Dennis's legal team put their chips on "reasonable doubt," arguing that the police had botched the investigation by failing to do things like secure the crime scene or dust doors for fingerprints. By zeroing in on Dennis as their only suspect, his lawyers argued, they had let any other possible perp skate free.

For the retrial, Dennis's lawyers doubled down, hiring teams of investigators to find any possible evidence that could cloud the Crown's case.

From the moment Dennis was unofficially identified as the primary person of interest, there had been a swell of public opinion against him.
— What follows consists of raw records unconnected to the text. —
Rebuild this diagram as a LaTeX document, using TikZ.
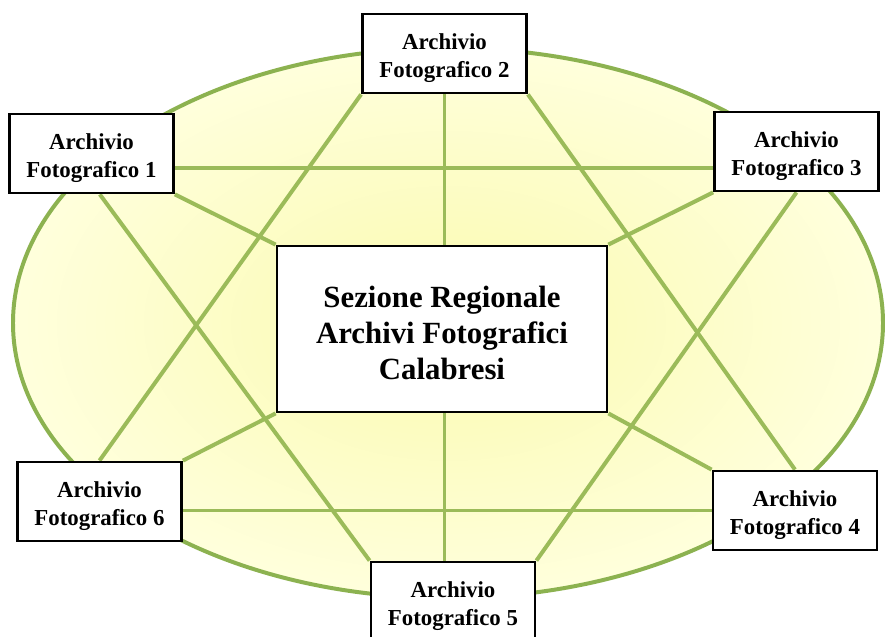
\documentclass[tikz,border=0pt]{standalone}
\usepackage{fontspec}
\setmainfont{Liberation Serif}
\usetikzlibrary{backgrounds}
\definecolor{verdeoliva}{RGB}{155,187,89}
\definecolor{bordoellisse}{RGB}{140,178,80}
\definecolor{gialloin}{RGB}{250,250,175}
\definecolor{gialloout}{RGB}{255,255,220}
\tikzset{archivio/.style={draw=black,line width=2.4pt,fill=white,inner sep=0pt,minimum width=4.92cm,minimum height=2.37cm,align=center,font=\bfseries\fontsize{19.5}{23.9}\selectfont},
  sezione/.style={archivio,minimum width=9.9cm,minimum height=4.98cm,font=\bfseries\fontsize{26.3}{31}\selectfont},
  filo/.style={draw=verdeoliva,line width=3.4pt}}
\newcommand*{\Giu}{0.44cm}

\begin{document}
\begin{tikzpicture}[x=0.03cm,y=-0.03cm]
\useasboundingbox (0,0) rectangle (885,636);

\node[sezione] (sez) at (442,329) {\rule{0pt}{25pt}Sezione Regionale\\Archivi Fotografici\\Calabresi};

\foreach \n/\x/\y in {1/91.5/153.5,2/444.5/53.5,3/796.5/151.5,4/795/510.5,5/453/601.5,6/99.5/501.5} {%
    \node[archivio] (a\n) at (\x,\y) {\rule{0pt}{22pt}Archivio\\Fotografico \n};
}

\begin{pgfonlayer}{background}
\shade[inner color=gialloin,outer color=gialloout] (448,323) ellipse [x radius=435,y radius=275];
\draw[draw=bordoellisse,line width=3.4pt] (448,323) ellipse [x radius=435,y radius=275];% bordo
% stella
\draw[filo] ([xshift=0.25cm]a1.south) -- (a5.north west);
\draw[filo] (a3.south) -- (a5.north east);
\draw[filo] ([yshift=-\Giu]a1.east) -- ([yshift=-\Giu]a1.east -| a3.west);
\draw[filo] (a2.south west) -- (a6.north);
\draw[filo] (a2.south east) -- (a4.north);
\draw[filo] (a4.west) -- (a4.west -| a6.east);
\draw[filo] (a2.south) -- (a2.south |- a5.north);
% raggi verso la sezione
\draw[filo] (a1.south east) -- (sez.north west);
\draw[filo] (a3.south west) -- (sez.north east);
\draw[filo] (a6.north east) -- (sez.south west);
\draw[filo] (a4.north west) -- (sez.south east);
\end{pgfonlayer}

\end{tikzpicture}
\end{document}
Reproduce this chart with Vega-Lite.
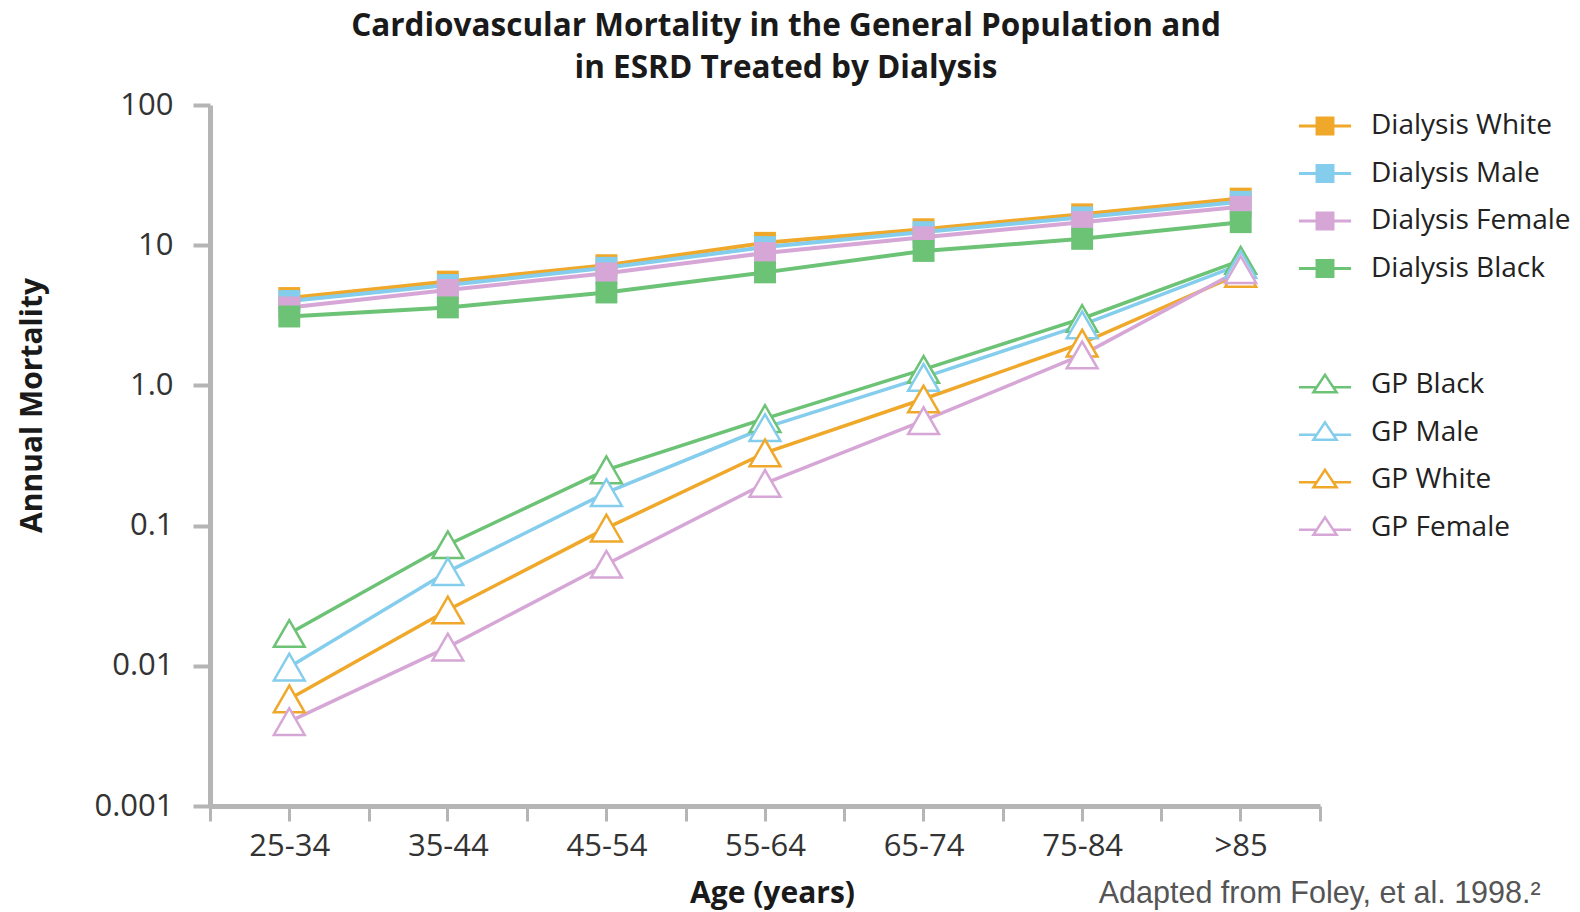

Here, the social media posts went, was a spoiled rich kid who might get away with murder because he could hire an expensive bunch of lawyers.

This sentiment continued during preparations for the retrial, to the extent that Dennis's attorneys argued they could not find an untainted jury pool and therefore requested a trial by judge only.

The Crown opposed this request, and The Suspect spends interesting chunks of time on this sort of legal byplay.

Had the Oland murder occurred in the U.S., it would have been a sensation. As it was, the sensation was confined mainly to Canada.

That doesn't make the case itself any less interesting, or sordid, nor does it make issues like the equity of justice any less relevant.

As directed by Deborah Wainwright, The Suspect lays those issues out like a compelling murder mystery, which is exactly what this real-life case turns out to be.